While a simple opposition to the idea of digital ID cards is easy to adopt, it would not solve any of Labour’s problems. There is an increasingly toxic debate about proving identity for newly arrived citizens, which is currently being won by Reform. Ordering all citizens to have a card is unviable, while giving Reform the cutting edge in outbidding Labour on requirements that they will always appear tougher is stupid.

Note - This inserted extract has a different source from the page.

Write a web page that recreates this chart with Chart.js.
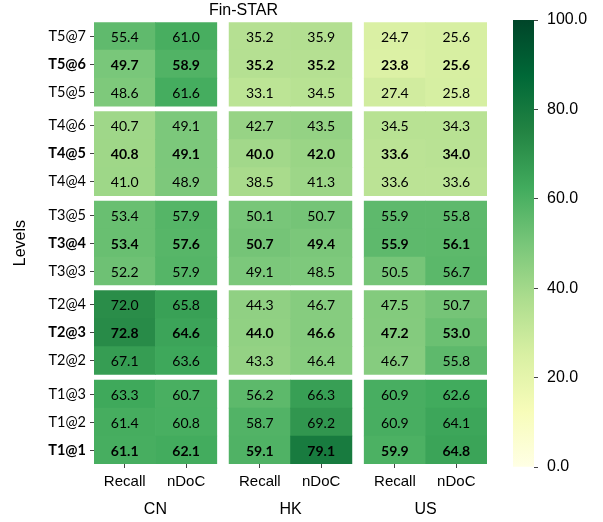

The sensible way forward, at low cost, is to make ID cards – non-digital and non-encumbered by a race to the bottom, involving requirements to be earned – a way for newly arrived and legally proven citizens to establish their right to live in the UK. That is a way to challenge the Reform UK stigmatisation agenda that newly qualified citizens have to play Russian roulette with two parties racing to the bottom to push migrants out on a limb. The Tory right scrapped ID cards in 2011, leaving a hole which both Reform and Labour are seeking to fill in. Non-digital ID cards can be firmly designed to prove identity, for example, including a fingerprint. The Labour government can extract itself from the Digital ID swamp by confining ID cards in practice to newly arrived citizens who have no other way to prove identity. Further, it would put Reform UK and those of similar views in an extremist ghetto by showing it aims to exclude the newly arrived citizen from settling in Britain.
The author wishes to thank David Cummings for the historical material in this piece.